$\int_0^1f(x)dx=1, \int_0^1xf(x)dx=\frac16$ minimum value of $\int_0^1f^2(x) dx$?

Solution 1:

We equip the space of Riemann square integrable functions on $[0,1]$ with the usual scalar product. Now we have $$ \int_0^1(1-2x)f(x)dx=1-\frac{1}{3}=\frac{2}{3} $$ Hence $$ \frac{2}{3}=\int_0^{1/2}(1-2x)f(x)dx+\underbrace{\int_{1/2}^1(1-2x)f(x)dx}_{\leq 0} $$ it follows that, if $g(x)=4(1-2x){\bf 1}_{[0,1/2]}$ then $$ \frac{8}{3}\leq\int_0^{1}4(1-2x){\bf 1}_{[0,1/2]}f(x)dx=\langle f,g\rangle\tag{1} $$ On the other hand we have $$\eqalign{ \Vert g\Vert^2&=16\int_0^{1/2}(1-2x)^2dx=\frac{8}{3}\leq\langle f,g\rangle\cr} $$ So $\langle f-g,g\rangle\geq0$, hence $$ \Vert f\Vert^2=\Vert f-g\Vert^2+\Vert g\Vert^2+2\langle f-g,g\rangle\geq \Vert f-g\Vert^2+\Vert g\Vert^2\tag{2} $$ But $g$ is positive and satisfies $$\langle g,1\rangle =4\int_0^{1/2}(1-2x) dx=1,\quad \langle g,x\rangle =4\int_0^{1/2}x(1-2x) dx=\frac{1}{6} $$ So, from $(2)$ we conclude that $\Vert f\Vert^2\geq\Vert g\Vert^2$ with equality, if and only if $f=g$, and the desired minimum is $\Vert g\Vert^2=8/3$.

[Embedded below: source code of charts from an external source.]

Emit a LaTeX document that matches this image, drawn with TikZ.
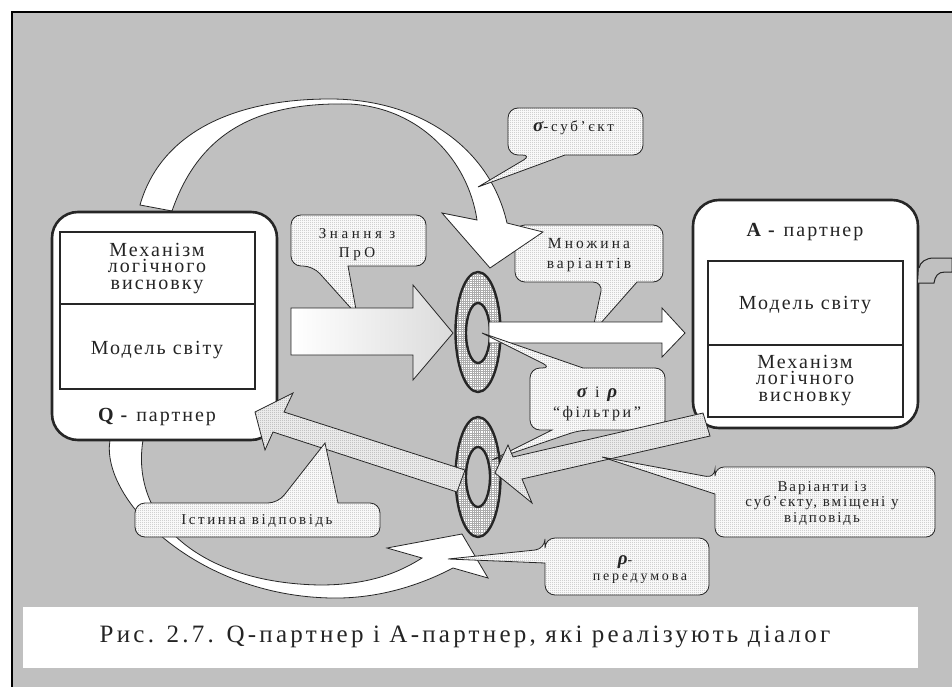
\documentclass[tikz,border=0pt]{standalone}
\usepackage{fontspec}
\setmainfont{Liberation Serif}
\usetikzlibrary{patterns}

\definecolor{bg}{RGB}{192,192,192}
\definecolor{ink}{RGB}{38,38,38}
\definecolor{txt}{RGB}{36,36,36}

% fine grid for the filter rings
\pgfdeclarepatternformonly{finegrid}{\pgfqpoint{-0.5pt}{-0.5pt}}{\pgfqpoint{2.7pt}{2.7pt}}{\pgfqpoint{2.2pt}{2.2pt}}{%
  \pgfsetlinewidth{0.45pt}%
  \pgfpathmoveto{\pgfqpoint{0pt}{1.1pt}}\pgfpathlineto{\pgfqpoint{2.2pt}{1.1pt}}%
  \pgfpathmoveto{\pgfqpoint{1.1pt}{0pt}}\pgfpathlineto{\pgfqpoint{1.1pt}{2.2pt}}%
  \pgfusepath{stroke}}
% fine dots for callouts and grey arrows
\pgfdeclarepatternformonly{finedots}{\pgfqpoint{0pt}{0pt}}{\pgfqpoint{2pt}{2pt}}{\pgfqpoint{2pt}{2pt}}{%
  \pgfpathcircle{\pgfqpoint{1pt}{1pt}}{0.55pt}\pgfusepath{fill}}

% size, letter spacing, line pitch
\newcommand\tf[3]{\fontsize{#1}{#3}\selectfont\addfontfeature{LetterSpace=#2}}
\newcommand\gk[1]{{\fontsize{19}{19}\selectfont\bfseries\itshape #1}}

\tikzset{
  lbl/.style={inner sep=0pt, anchor=base, text=txt, align=center},
  callout/.style={draw=ink, line width=0.8pt, preaction={fill=gray!5}, pattern=finedots, pattern color=gray!80},
  greyarrow/.style={draw=ink, line width=0.8pt, preaction={fill=gray!16}, pattern=finedots, pattern color=gray!90},
  whitearrow/.style={draw=ink, line width=0.8pt, fill=white},
  partner/.style={draw=ink, line width=2.6pt, fill=white, rounded corners=26pt},
  inner/.style={draw=ink, line width=1.1pt},
  ringout/.style={draw=ink, line width=2.4pt, preaction={fill=white}, pattern=finegrid, pattern color=gray!65},
  ringin/.style={draw=ink, line width=2.4pt, fill=bg},
}

\begin{document}
\begin{tikzpicture}[x=1pt,y=-1pt]
\useasboundingbox (0,0) rectangle (952,687);

% page and frame
\fill[white] (0,0) rectangle (952,687);
\fill[bg] (12,12) rectangle (952,687);
\draw[line width=2pt, black] (952,12) -- (12,12) -- (12,687);

% callout: set of variants
\path[callout] (592,333) -- (637,282) [rounded corners=10pt] -- (663,282) -- (663,225) -- (515,225) -- (515,282) -- (603,282) [sharp corners] -- cycle;
\node[lbl, font=\tf{15.5}{20}{20}] (m1) at (589,268) {Множина\\варіантів};

% upper curved arrow (Q-partner to the filter)
\path[whitearrow] (140,205) .. controls (160,135) and (230,99) .. (330,99)
  .. controls (420,99) and (490,148) .. (507,223)
  -- (543,232) -- (490,268) -- (442,213) -- (477,220)
  .. controls (468,160) and (420,108) .. (350,104)
  .. controls (260,102) and (200,130) .. (172,211) -- cycle;

% callout: sigma-subject
\path[callout] (478,187) -- (565,155) [rounded corners=10pt] -- (643,155) -- (643,108) -- (508,108) -- (508,155) -- (532,155) [sharp corners] -- cycle;
\node[lbl, anchor=base west, font=\tf{15}{18}{15}] (s1) at (533,132) {\gk{σ}-суб’єкт};

% lower curved arrow (back to the filter)
\path[whitearrow] (110,440) .. controls (100,500) and (200,600) .. (340,598)
  .. controls (390,597) and (430,580) .. (453,568)
  -- (488,578) -- (462,534) -- (387,548) -- (422,558)
  .. controls (400,572) and (370,585) .. (320,585)
  .. controls (200,583) and (130,520) .. (143,440) -- cycle;

% Q-partner
\path[partner] (52,212) rectangle (277,440);
\draw[inner] (60,232) rectangle (255,389);
\draw[inner] (60,304) -- (255,304);
\node[lbl, font=\tf{20}{10}{16.4}] (q1) at (157,289) {Механізм\\логічного\\висновку};
\node[lbl, font=\tf{20}{10}{20}] (q4) at (157,354) {Модель світу};
\node[lbl, font=\tf{20}{10}{20}] (q5) at (157,421) {\textbf{Q -} партнер};

% A-partner
\path[partner] (693,200) rectangle (918,428);
\draw[inner] (708,261) rectangle (903,417);
\draw[inner] (708,345) -- (903,345);
\node[lbl, font=\tf{20}{10}{20}] (a1) at (805,236) {\textbf{A -} партнер};
\node[lbl, font=\tf{20}{10}{20}] (a2) at (805,309) {Модель світу};
\node[lbl, font=\tf{20}{10}{16.5}] (a3) at (805,401) {Механізм\\логічного\\висновку};
\draw[line width=1pt, draw=ink, fill=bg] (918,283) -- (934,283) .. controls (935,276) and (938,272) .. (945,272) -- (952,272) -- (952,258) -- (934,258) .. controls (926,258) and (920,262) .. (919,268);

% callout: domain knowledge
\path[callout] (357,315) -- (348,266) [rounded corners=10pt] -- (426,266) -- (426,215) -- (291,215) -- (291,266) -- (313,266) [sharp corners] -- cycle;
\node[lbl, font=\tf{15}{24}{19}] (k1) at (357,257) {Знання з\\ПрО};

% shaded arrow into the filter
\shadedraw[left color=white, right color=gray!28, draw=ink, line width=0.8pt]
  (291,308) -- (413,308) -- (413,285) -- (453,333) -- (413,380) -- (413,355) -- (291,355) -- cycle;

% upper filter ring
\path[ringout] (478,332) ellipse [x radius=22.5pt, y radius=60pt];
\path[ringin] (478,333) ellipse [x radius=12pt, y radius=30pt];

% arrow to the A-partner
\path[whitearrow] (489,322) -- (662,322) -- (662,308) -- (685,333) -- (662,357) -- (662,343) -- (489,343) -- cycle;

% lower filter ring
\path[ringout] (478,477) ellipse [x radius=22.5pt, y radius=60pt];
\path[ringin] (478,477) ellipse [x radius=12pt, y radius=30pt];

% answer arrow to the Q-partner
\path[greyarrow] (465,470) -- (284,412) -- (293,393) -- (255,412) -- (265,450) -- (273,432) -- (457,492) -- cycle;

% callout: sigma and rho filters
\path[callout] (482,333) -- (583,368) [rounded corners=10pt] -- (665,368) -- (665,430) -- (580,430) [sharp corners] -- (492,460) -- (552,430) [rounded corners=10pt] -- (530,430) -- (530,368) -- (552,368) [sharp corners] -- cycle;
\node[lbl, font=\tf{16}{16}{20}] (f1) at (597,417) {\gk{σ}\hspace{8pt}і\hspace{8pt}\gk{ρ}\\“фільтри”};

% variants arrow from the A-partner
\path[greyarrow] (703,413) -- (513,457) -- (508,445) -- (495,473) -- (532,503) -- (522,479) -- (710,436) -- cycle;

% callout: variants from the subject
\path[callout] (602,457) -- (715,494) [rounded corners=9pt] -- (715,537) -- (935,537) -- (935,467) -- (715,467) -- (715,478) [sharp corners] -- cycle;
\node[lbl, font=\tf{15}{13}{15.5}] (v1) at (822,522) {Варіанти із\\суб’єкту, вміщені у\\відповідь};

% callout: true answer
\path[callout] (325,443) -- (338,503) [rounded corners=10pt] -- (380,503) -- (380,537) -- (135,537) -- (135,503) -- (278,503) [sharp corners] -- cycle;
\node[lbl, font=\tf{15}{17}{15}] (t1) at (257,524) {Істинна відповідь};

% callout: rho-presupposition
\path[callout] (448,559) -- (545,563) [rounded corners=10pt] -- (545,595) -- (709,595) -- (709,538) -- (545,538) -- (545,549) [sharp corners] -- cycle;
\node[lbl, font=\tf{14}{18}{15}] (r1) at (625,564) {\gk{ρ}-};
\node[lbl, font=\tf{14}{20}{15}] (r2) at (640,580) {передумова};

% caption
\fill[white] (23,607) rectangle (918,668);
\node[lbl, font=\tf{25}{13}{25}] (cap) at (465,642) {Рис. 2.7. Q-партнер і А-партнер, які реалізують діалог};
\end{tikzpicture}
\end{document}
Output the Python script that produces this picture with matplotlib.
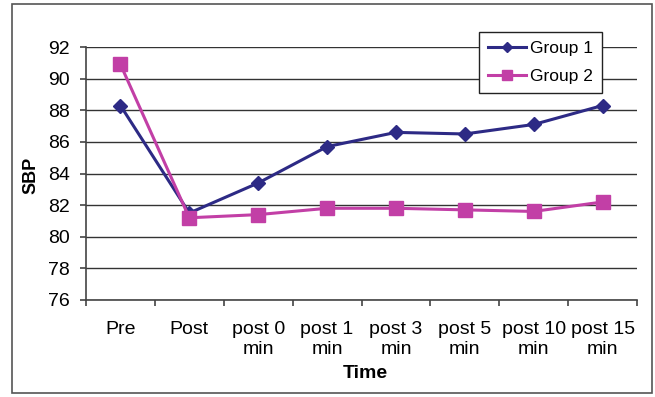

Acknowledgment I want to acknowledge here that this solution, came from Vladimir's observation, presented in his answer.

Solution 2:

Let $f$ provide the desired minimum. If $g$ is continuous, supported in $\{x:f(x)>0\}$, and satisfies $\int g dx=\int xg dx=0$, then $f+tg$ satisfies the constraints for small $t$ and we have $\int (f+tg)^2dx\ge\int f^2 dx$ for any $t$ $\implies$ $\int fg dx=0$. This holds for every continuous $g$ satisfying $\int g dx=\int xg dx=0$ and supported in $\{x:f(x)>0\}$, and hence there exist constants $a$ and $b$ such that $f(x)=a+bx$ on the set $K=\{x:f(x)>0\}$. If we could somehow prove that, for optimal $f$, $K$ has to be an interval of the form $[0,x_0)$, then the answer probably is $f(x)=4-8x$ for $x\in[0,1/2]$ and $0$ afterwards.